Специфичность стихотворной речи связана не только со звуковыми, но и с композиционными особенностями — интонационно-синтаксическим и лексическим строем. Стихотворение обладает своим собственным ритмом, не всегда совпадающим с ритмом естественного языка; именно в зазоре этой двойственности и заключена тайна поэзии. Обманчиво звучащими словами (в «зазоре двойственности») часто удается выразить глубокую мысль.
Ритм структурирует аморфную по своей природе речь. Структурная организация речи — это средство возвращения утраченной целостности первообраза, распавшегося в пространстве обыденного словоупотребления. Структура позволяет свернуть утомительную в своей протяженности нить высказывания, сжать ее в легко окидываемый единым взглядом узор, возникающий при наложении разномасштабных структур. Ритм — это единственный способ движения с сохранением равновесия, поэтому стих прежде всего ритмичен — поскольку ритмичен сам мир.
Рифма, как и ритм, тоже структурирует текст, но к этому она прибавляет еще и созвучие, благодаря чему она способна соединять разнородное.
Рифма не просто облагораживает стихотворение, делая его более музыкальным, она подчеркивает вертикальные связи в нем — не только синтаксические, но и смысловые. Рифмованные слова оказываются выделенными в своей связанности, между ними устанавливаются контакты — подобно «водородным мостикам», удерживающим связь между атомами в молекуле, — чем создается «третичная структура», обеспечивающая не только связность, но и компактность «молекулы» стихотворения.

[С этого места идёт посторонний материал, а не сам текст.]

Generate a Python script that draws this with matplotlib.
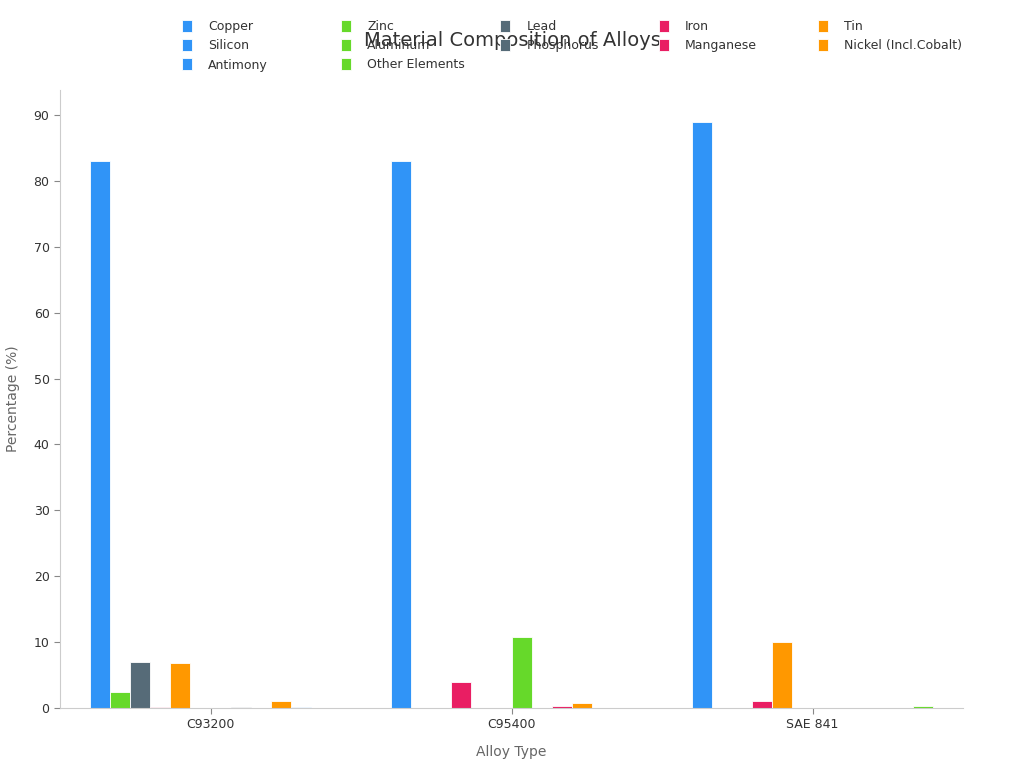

Самые крупные структуры — это перекличка глобальных смыслов, то есть важнейших интерпретаций поэтической темы. Затем идет перекличка понятий, то есть метафоричность поэтического языка. Далее это игра слов и словосочетаний. Здесь семантический слой начинает переходить в синтаксический. Появляются структуры, организующие текст в единое целое: размер, ритмика просодии (чередование ударных и безударных, долгих и кратких гласных) и главное — рифма. Далее идет игра слогов и связанная с нею внутренняя рифма. Наконец, вступают в дело самые мелкие структуры, чисто фонетические: созвучия, аллитерации, зияния и т. п. — своего рода поэтические мелизмы. Сюда надо добавить интонацию: изначально стихи пелись.

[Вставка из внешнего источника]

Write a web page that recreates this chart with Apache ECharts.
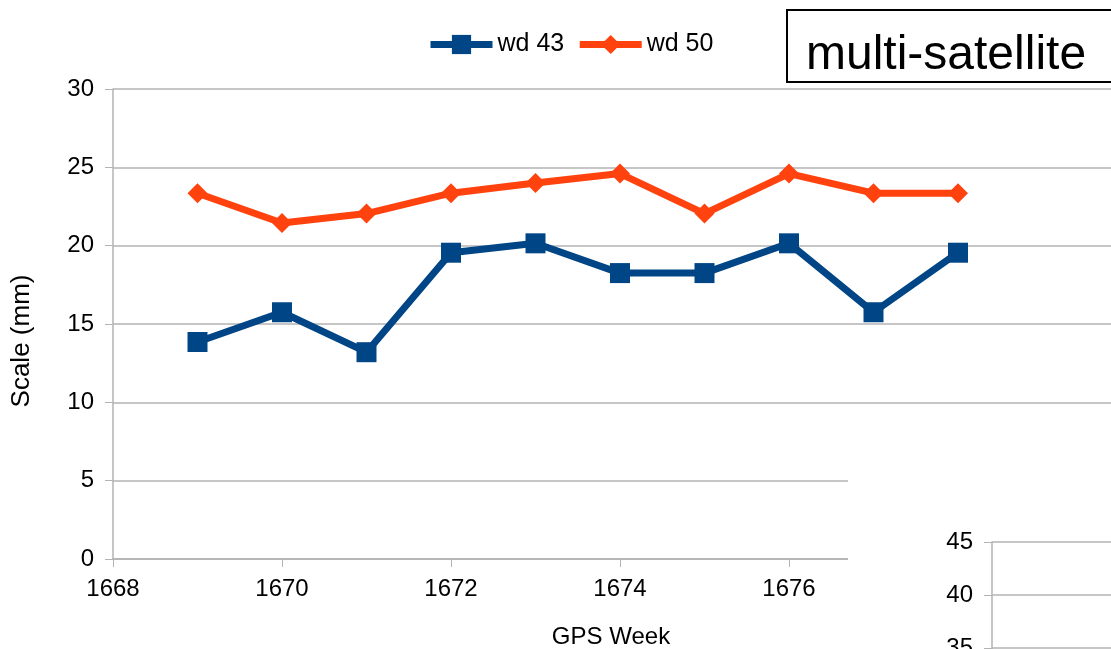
<!DOCTYPE html>
<html>
<head>
<meta charset="utf-8">
<script src="https://cdn.jsdelivr.net/npm/echarts@6/dist/echarts.min.js"></script>
<style>
  html, body { margin: 0; padding: 0; background: #fff; }
  #chart { width: 1111px; height: 649px; }
</style>
</head>
<body>
<div id="chart"></div>
<script>
// GPS week numbers and the scale values (mm) for each solution
var weeks = [1669, 1670, 1671, 1672, 1673, 1674, 1675, 1676, 1677, 1678];
var wd43 = [13.85, 15.75, 13.2, 19.55, 20.15, 18.25, 18.25, 20.15, 15.75, 19.55];
var wd50 = [23.35, 21.45, 22.05, 23.35, 24.0, 24.6, 22.05, 24.6, 23.35, 23.35];
var seriesNames = ['wd 43', 'wd 50'];

var FONT = '"Liberation Sans", Arial, sans-serif';
var GRID_COLOR = '#b3b3b3';

function pairs(vals) {
    return weeks.map(function (w, i) { return [w, vals[i]]; });
}

var myChart = echarts.init(document.getElementById('chart'));
var option = {
    animation: false,
    backgroundColor: '#fff',
    textStyle: { fontFamily: FONT },
    legend: {
        left: 422,
        top: 27,
        itemWidth: 62,
        itemHeight: 24,
        itemGap: 12,
        lineStyle: { width: 7 },
        textStyle: { fontSize: 25, color: '#000', fontFamily: FONT },
        data: seriesNames
    },
    grid: [
        { left: 113, top: 89, bottom: 90, right: -16, outerBoundsMode: 'none', containLabel: false },
        // the neighbouring chart peeking in at the bottom right
        { left: 992, top: 542, bottom: -52, right: -200, outerBoundsMode: 'none', containLabel: false }
    ],
    xAxis: [{
        type: 'value',
        gridIndex: 0,
        min: 1668,
        max: 1680,
        interval: 2,
        name: 'GPS Week',
        nameLocation: 'middle',
        nameGap: 66,
        nameTextStyle: { fontSize: 24, color: '#000', fontFamily: FONT, padding: [0, 18, 0, 0] },
        axisLine: { show: true, onZero: false, lineStyle: { color: GRID_COLOR, width: 1.5 } },
        axisTick: { show: true, length: 8, lineStyle: { color: GRID_COLOR } },
        axisLabel: { fontSize: 24, color: '#000', margin: 18, fontFamily: FONT,
            formatter: function (v) { return String(v); } },
        splitLine: { show: false }
    }, {
        type: 'value',
        gridIndex: 1,
        show: false,
        min: 0,
        max: 1,
        z: 200
    }],
    yAxis: [{
        type: 'value',
        gridIndex: 0,
        min: 0,
        max: 30,
        interval: 5,
        name: 'Scale (mm)',
        nameLocation: 'middle',
        nameGap: 78,
        nameTextStyle: { fontSize: 26, color: '#000', fontFamily: FONT, padding: [0, 34, 0, 0] },
        axisLine: { show: true, lineStyle: { color: GRID_COLOR, width: 1.5 } },
        axisTick: { show: true, length: 8, lineStyle: { color: GRID_COLOR } },
        axisLabel: { fontSize: 24, color: '#000', margin: 19, fontFamily: FONT },
        splitLine: { show: true, lineStyle: { color: GRID_COLOR, width: 1.5 } }
    }, {
        type: 'value',
        gridIndex: 1,
        min: 30,
        max: 45,
        interval: 5,
        z: 200,
        axisLine: { show: true, lineStyle: { color: GRID_COLOR, width: 1.5 } },
        axisTick: { show: true, length: 8, lineStyle: { color: GRID_COLOR } },
        axisLabel: { fontSize: 24, color: '#000', margin: 19, fontFamily: FONT },
        splitLine: { show: true, lineStyle: { color: GRID_COLOR, width: 1.5 } }
    }],
    graphic: [{
        type: 'rect',
        z: 100,
        shape: { x: 848, y: 440, width: 300, height: 260 },
        style: { fill: '#fff' }
    }, {
        type: 'rect',
        z: 100,
        shape: { x: 787, y: 10, width: 400, height: 72 },
        style: { fill: '#fff', stroke: '#000', lineWidth: 2 }
    }, {
        type: 'text',
        z: 101,
        x: 806,
        y: 56,
        style: {
            text: 'multi-satellite',
            font: '48px ' + FONT,
            fill: '#000',
            verticalAlign: 'middle'
        }
    }],
    series: [{
        name: seriesNames[0],
        type: 'line',
        xAxisIndex: 0,
        yAxisIndex: 0,
        data: pairs(wd43),
        symbol: 'rect',
        symbolSize: 20,
        color: '#004586',
        lineStyle: { width: 7, color: '#004586' },
        itemStyle: { color: '#004586' }
    }, {
        name: seriesNames[1],
        type: 'line',
        xAxisIndex: 0,
        yAxisIndex: 0,
        data: pairs(wd50),
        symbol: 'diamond',
        symbolSize: 20,
        color: '#ff420e',
        lineStyle: { width: 7, color: '#ff420e' },
        itemStyle: { color: '#ff420e' }
    }]
};
myChart.setOption(option);
</script>
</body>
</html>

Отсутствие мысли на поверхности поэтического текста еще не означает, что в стихе ее вообще нет: стихотворение пробивает себе дорогу к смыслу своими собственными поэтическими средствами. Для того чтобы восстановить временно утраченную связь с высшей реальностью, поэт использует широкий спектр художественных возможностей — ритм, рифму, метафоричность, двойственность и размытость (литературное «сфумато») понятий и пр. Благодаря сознательной неточности используемых в поэзии слов, язык, неопределенный на уровне лексики, становится высоко упорядоченным на смысловом уровне, что и знаменует торжество потаенной мысли. Более того, в поэзии любые элементы речи могут возводиться в ранг значимых, а любые формальные элементы языка могут приобретать семантический характер, получая дополнительные значения.

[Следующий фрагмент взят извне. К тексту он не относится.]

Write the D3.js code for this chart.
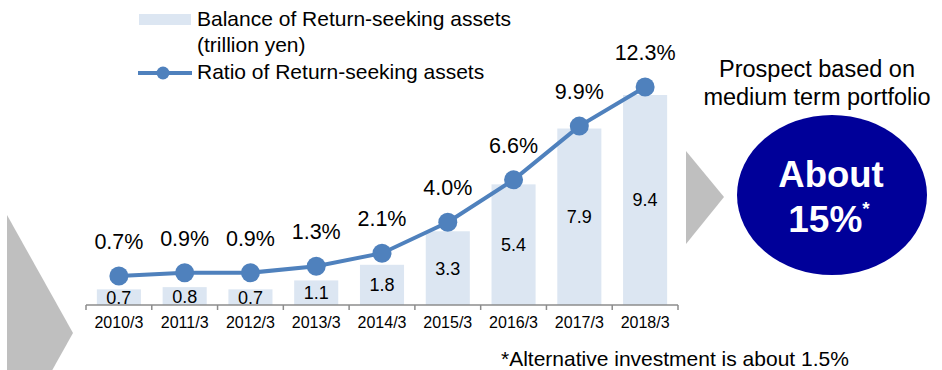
<!DOCTYPE html>
<html>
<head>
<meta charset="utf-8">
<script src="https://cdn.jsdelivr.net/npm/d3@7/dist/d3.min.js"></script>
<style>
  html, body { margin: 0; padding: 0; background: #fff; }
  svg { display: block; font-family: "Liberation Sans", Arial, sans-serif; }
</style>
</head>
<body>
<svg id="chart" width="942" height="370"></svg>
<script>
// Fiscal year-ends
const years = ["2010/3", "2011/3", "2012/3", "2013/3", "2014/3", "2015/3", "2016/3", "2017/3", "2018/3"];
// Balance of return-seeking assets (trillion yen)
const balance = [0.7, 0.8, 0.7, 1.1, 1.8, 3.3, 5.4, 7.9, 9.4];
// Ratio of return-seeking assets (%)
const ratio = [0.7, 0.9, 0.9, 1.3, 2.1, 4.0, 6.6, 9.9, 12.3];

const svg = d3.select("#chart");
const lineColor = "#4f81bd";
const barColor = "#dce6f2";

const x = d3.scaleBand().domain(years).range([86, 678]).paddingInner(0.33).paddingOuter(0.165);
const yBar = d3.scaleLinear().domain([0, 10]).range([305, 81.6]);
const yLine = d3.scaleLinear().domain([0, 14]).range([287.4, 59.3]);

// Grey chevrons
svg.append("polygon").attr("points", "7,215 73,333 7,451").attr("fill", "#bfbfbf");
svg.append("polygon").attr("points", "686,151 724,197 686,244").attr("fill", "#bfbfbf");

// Bars
svg.append("g").selectAll("rect").data(balance).join("rect")
  .attr("x", (d, i) => x(years[i]))
  .attr("y", d => yBar(d))
  .attr("width", x.bandwidth())
  .attr("height", d => yBar(0) - yBar(d))
  .attr("fill", barColor);

// Category axis: line with ticks at band boundaries
const axisY = yBar(0);
const axis = svg.append("g");
axis.append("line").attr("x1", 86).attr("x2", 678).attr("y1", axisY).attr("y2", axisY)
  .attr("stroke", "#8c8c8c").attr("stroke-width", 1.5);
const bounds = d3.range(years.length + 1).map(i => 86 + i * x.step());
axis.selectAll("line.tick").data(bounds).join("line").attr("class", "tick")
  .attr("x1", d => d).attr("x2", d => d).attr("y1", axisY).attr("y2", axisY + 5)
  .attr("stroke", "#8c8c8c").attr("stroke-width", 1.5);
axis.selectAll("text").data(years).join("text")
  .attr("x", d => x(d) + x.bandwidth() / 2).attr("y", 328)
  .attr("text-anchor", "middle").attr("font-size", 16).attr("fill", "#000")
  .text(d => d);

// Bar value labels
svg.append("g").selectAll("text").data(balance).join("text")
  .attr("x", (d, i) => x(years[i]) + x.bandwidth() / 2)
  .attr("y", d => (yBar(d) + yBar(0)) / 2)
  .attr("dy", "0.36em")
  .attr("text-anchor", "middle").attr("font-size", 18).attr("fill", "#000")
  .text(d => d.toFixed(1));

// Ratio line
const cx = (d, i) => x(years[i]) + x.bandwidth() / 2;
svg.append("path").datum(ratio)
  .attr("d", d3.line().x(cx).y(d => yLine(d)))
  .attr("fill", "none").attr("stroke", lineColor).attr("stroke-width", 4);
svg.append("g").selectAll("circle").data(ratio).join("circle")
  .attr("cx", cx).attr("cy", d => yLine(d)).attr("r", 9.5).attr("fill", lineColor);
svg.append("g").selectAll("text").data(ratio).join("text")
  .attr("x", cx).attr("y", d => yLine(d) - 27)
  .attr("text-anchor", "middle").attr("font-size", 21.5).attr("fill", "#000")
  .text(d => d.toFixed(1) + "%");

// Legend
const lg = svg.append("g");
lg.append("rect").attr("x", 139).attr("y", 14).attr("width", 52).attr("height", 11).attr("fill", barColor);
lg.append("text").attr("x", 197).attr("y", 26).attr("font-size", 21).text("Balance of Return-seeking assets");
lg.append("text").attr("x", 197).attr("y", 52).attr("font-size", 21).text("(trillion yen)");
lg.append("line").attr("x1", 138).attr("x2", 192).attr("y1", 73).attr("y2", 73)
  .attr("stroke", lineColor).attr("stroke-width", 4);
lg.append("circle").attr("cx", 163).attr("cy", 73).attr("r", 6.5).attr("fill", lineColor);
lg.append("text").attr("x", 197).attr("y", 79).attr("font-size", 21).text("Ratio of Return-seeking assets");

// Prospect callout
svg.append("text").attr("x", 817).attr("y", 77).attr("text-anchor", "middle").attr("font-size", 23.5).text("Prospect based on");
svg.append("text").attr("x", 817).attr("y", 105).attr("text-anchor", "middle").attr("font-size", 23.5).text("medium term portfolio");
svg.append("ellipse").attr("cx", 832).attr("cy", 195).attr("rx", 95).attr("ry", 80).attr("fill", "#000099");
svg.append("text").attr("x", 831).attr("y", 187).attr("text-anchor", "middle")
  .attr("font-size", 36.5).attr("font-weight", "bold").attr("fill", "#fff").text("About");
const t2 = svg.append("text").attr("x", 829).attr("y", 232).attr("text-anchor", "middle")
  .attr("font-weight", "bold").attr("fill", "#fff");
t2.append("tspan").attr("font-size", 37).text("15%");
t2.append("tspan").attr("font-size", 19).attr("dy", -17).text("*");

// Footnote
svg.append("text").attr("x", 501).attr("y", 366).attr("font-size", 21).text("*Alternative investment is about 1.5%");
</script>
</body>
</html>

Поэт — это «уста мира», через которые выражает себя душа мира. Эти уста способны выразить душу мира игрой на том удивительном инструменте, который называется языком. Хотя этот инструмент сам по себе не рождает звуков смысла, а только дает им проявиться, он все же способен так обогатить исходные «первозвуки» неожиданными обертонами, что в поэтическом образе появляется больше смысла, чем при попытках выразить душевный порыв простыми, безыскусными средствами. Подытоживая, можно сказать, что источник силы поэтического слова находится одновременно в трех областях — императив свыше, общественный запрос и диктат языка.